Efficient and robust estimation of non-classical effects in quantum devices

The ability to transfer quantum information between systems is a fundamental component of quantum technologies, and can generate correlations. However correlations in quantum channels are less well studied than those in quantum states. Motivated by recent techniques in randomized benchmarking (RB), we develop a range of results for efficient estimation of correlations in channels. We extend the notion of unitarity - an average figure of merit that captures the coherence of a quantum channel - to substructures within a bipartite quantum channel. We define a correlation unitarity and prove that it provides a witness of nonseparability -- a strictly non-classical effect. We find that this measure can be estimated with robustness to errors in state preparation and measurements (SPAM) for any separable or Pauli quantum channel, and we show that a benchmarking/tomography protocol with mid-circuit resets can reliably witness nonseparability for sufficiently small reset errors.

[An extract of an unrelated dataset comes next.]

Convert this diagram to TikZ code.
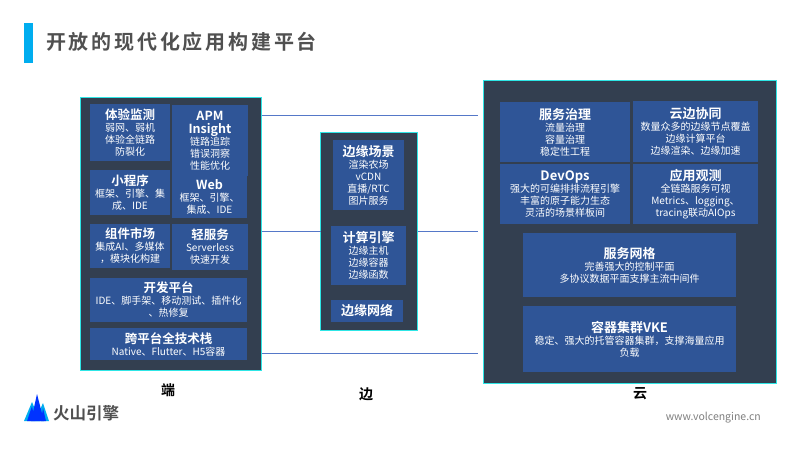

Related experimental techniques, that we develop, can be used to study quantum incompatibility. Incompatibility is a feature of quantum theory that sets it apart from classical theory, and the inability to clone an unknown quantum state is one of the most fundamental instances. We extend the definition of unitarity to general physical theories. Then, we introduce the notion of compatible unitarity pair (CUP) sets, that correspond to the allowed values of unitarities for compatible channels in the theory. We show that a CUP-set constitutes a simple `fingerprint' of a physical theory, and that incompatibility can be studied through them. We analytically prove quantum CUP-sets encode both the no-cloning/broadcasting and no-hiding theorems of quantum theory. We then develop RB protocols that efficiently estimate quantum CUP-sets and provide simulations using IBMQ of the simplest instance. Finally, we discuss ways in which the above methods provide independent benchmarking information and test the limits of quantum theory on devices.